[Collection entries]
** START **
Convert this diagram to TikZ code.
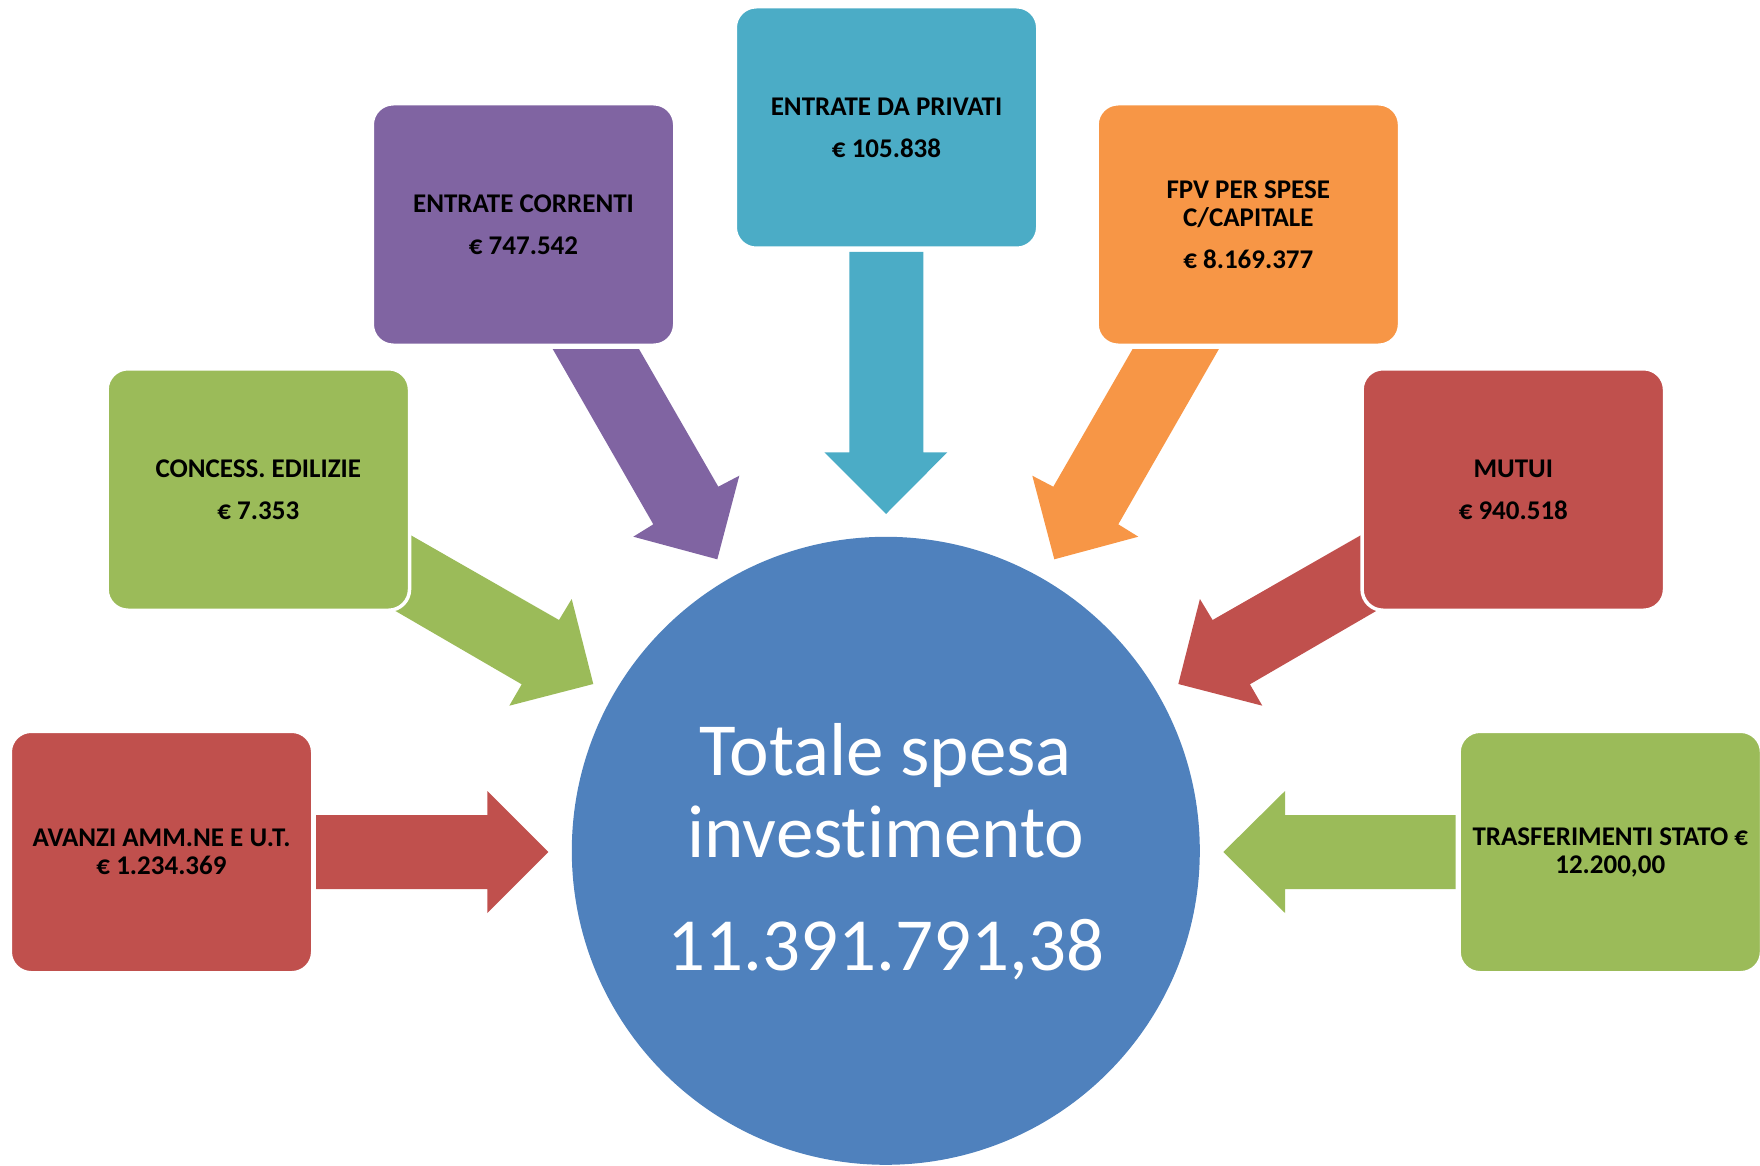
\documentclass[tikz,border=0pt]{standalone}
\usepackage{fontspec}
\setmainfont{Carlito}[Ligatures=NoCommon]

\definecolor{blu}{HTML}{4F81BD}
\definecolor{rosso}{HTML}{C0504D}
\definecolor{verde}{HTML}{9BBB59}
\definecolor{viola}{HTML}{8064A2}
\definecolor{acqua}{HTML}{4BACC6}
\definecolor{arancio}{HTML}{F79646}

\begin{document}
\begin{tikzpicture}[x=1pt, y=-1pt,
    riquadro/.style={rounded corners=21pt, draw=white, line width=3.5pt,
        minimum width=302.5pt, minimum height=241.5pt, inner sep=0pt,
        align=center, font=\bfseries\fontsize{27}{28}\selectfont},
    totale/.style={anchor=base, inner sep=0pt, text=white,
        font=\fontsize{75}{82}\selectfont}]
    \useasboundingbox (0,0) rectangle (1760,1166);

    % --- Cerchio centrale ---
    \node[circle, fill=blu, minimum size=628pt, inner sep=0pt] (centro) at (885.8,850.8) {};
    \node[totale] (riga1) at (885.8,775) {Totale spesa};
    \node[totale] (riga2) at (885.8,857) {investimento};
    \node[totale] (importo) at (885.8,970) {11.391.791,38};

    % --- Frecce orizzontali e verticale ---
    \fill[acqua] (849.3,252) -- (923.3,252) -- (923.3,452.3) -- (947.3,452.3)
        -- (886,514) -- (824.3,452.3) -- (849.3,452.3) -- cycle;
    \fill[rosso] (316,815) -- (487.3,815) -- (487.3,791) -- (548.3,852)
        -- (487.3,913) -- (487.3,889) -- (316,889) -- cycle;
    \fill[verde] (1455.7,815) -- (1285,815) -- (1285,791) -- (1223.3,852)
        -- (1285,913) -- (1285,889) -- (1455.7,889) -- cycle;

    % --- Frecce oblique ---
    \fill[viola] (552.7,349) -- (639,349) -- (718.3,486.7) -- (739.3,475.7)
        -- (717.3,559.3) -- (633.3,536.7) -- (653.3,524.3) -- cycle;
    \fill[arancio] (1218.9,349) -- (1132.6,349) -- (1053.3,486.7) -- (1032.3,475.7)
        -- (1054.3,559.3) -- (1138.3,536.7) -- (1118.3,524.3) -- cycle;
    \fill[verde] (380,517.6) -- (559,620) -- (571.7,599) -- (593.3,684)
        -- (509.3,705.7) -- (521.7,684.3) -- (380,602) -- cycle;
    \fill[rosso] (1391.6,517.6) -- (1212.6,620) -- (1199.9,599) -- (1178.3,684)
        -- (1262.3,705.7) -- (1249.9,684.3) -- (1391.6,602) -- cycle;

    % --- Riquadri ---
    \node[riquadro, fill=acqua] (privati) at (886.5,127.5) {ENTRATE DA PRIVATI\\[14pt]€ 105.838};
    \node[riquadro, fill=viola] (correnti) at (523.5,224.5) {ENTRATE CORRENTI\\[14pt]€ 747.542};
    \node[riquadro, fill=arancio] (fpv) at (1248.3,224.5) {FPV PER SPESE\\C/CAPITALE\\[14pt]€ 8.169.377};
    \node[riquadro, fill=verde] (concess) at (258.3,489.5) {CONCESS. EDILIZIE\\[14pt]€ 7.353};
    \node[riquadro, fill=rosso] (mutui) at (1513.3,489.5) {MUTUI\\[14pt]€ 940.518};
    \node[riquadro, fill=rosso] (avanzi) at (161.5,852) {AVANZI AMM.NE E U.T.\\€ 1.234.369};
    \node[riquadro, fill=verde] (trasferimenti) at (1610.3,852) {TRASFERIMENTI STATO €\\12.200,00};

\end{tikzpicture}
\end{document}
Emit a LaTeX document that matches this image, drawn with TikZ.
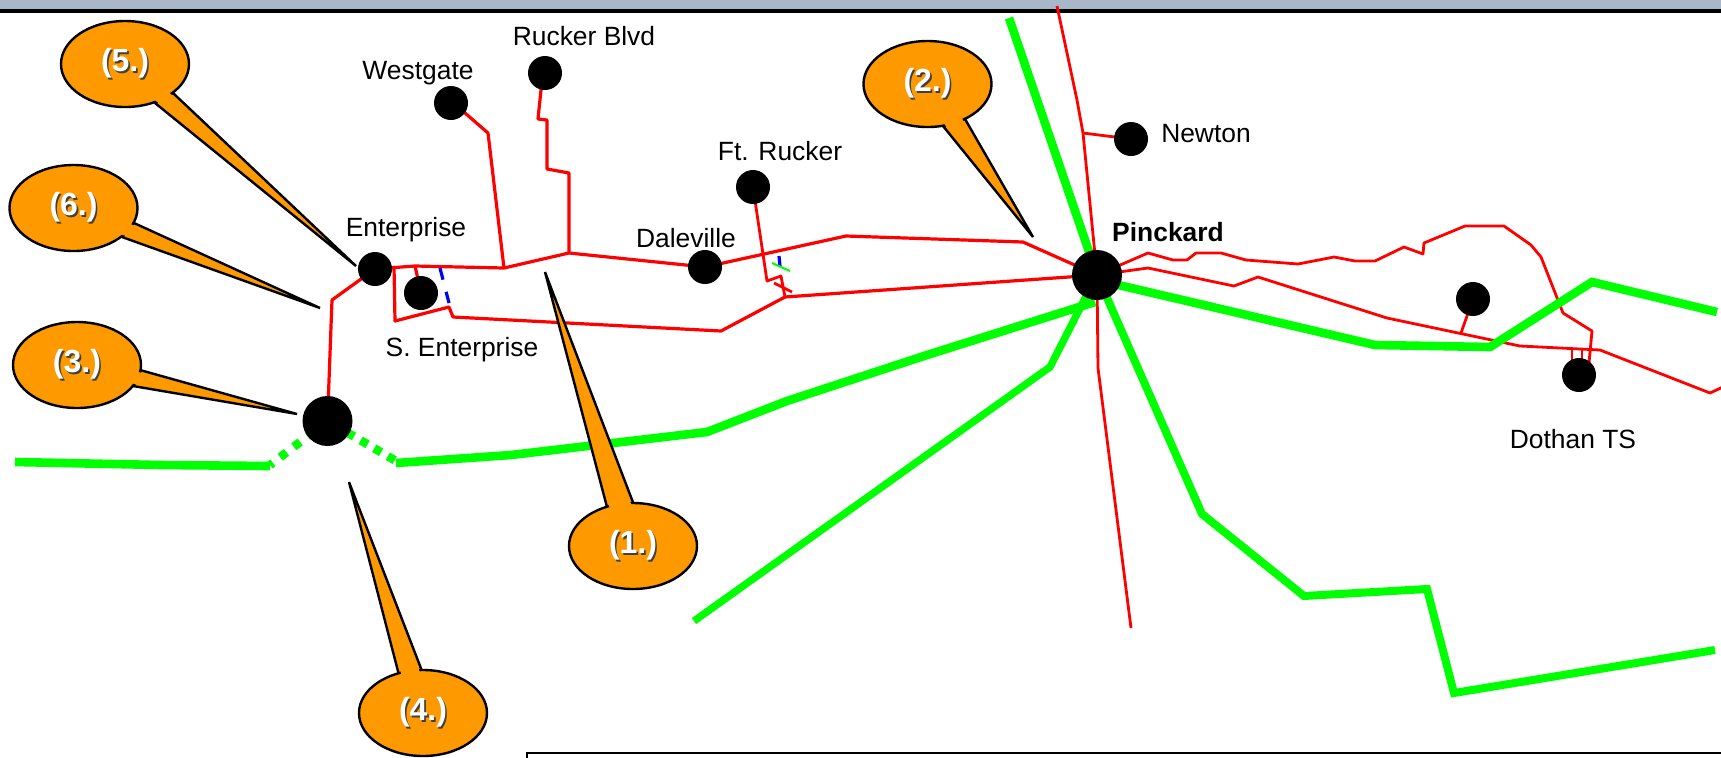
** END **
Task objective >>
Copy every line of the listing that includes the string "this".

Correct answer >>
Convert this diagram to TikZ code.
Emit a LaTeX document that matches this image, drawn with TikZ.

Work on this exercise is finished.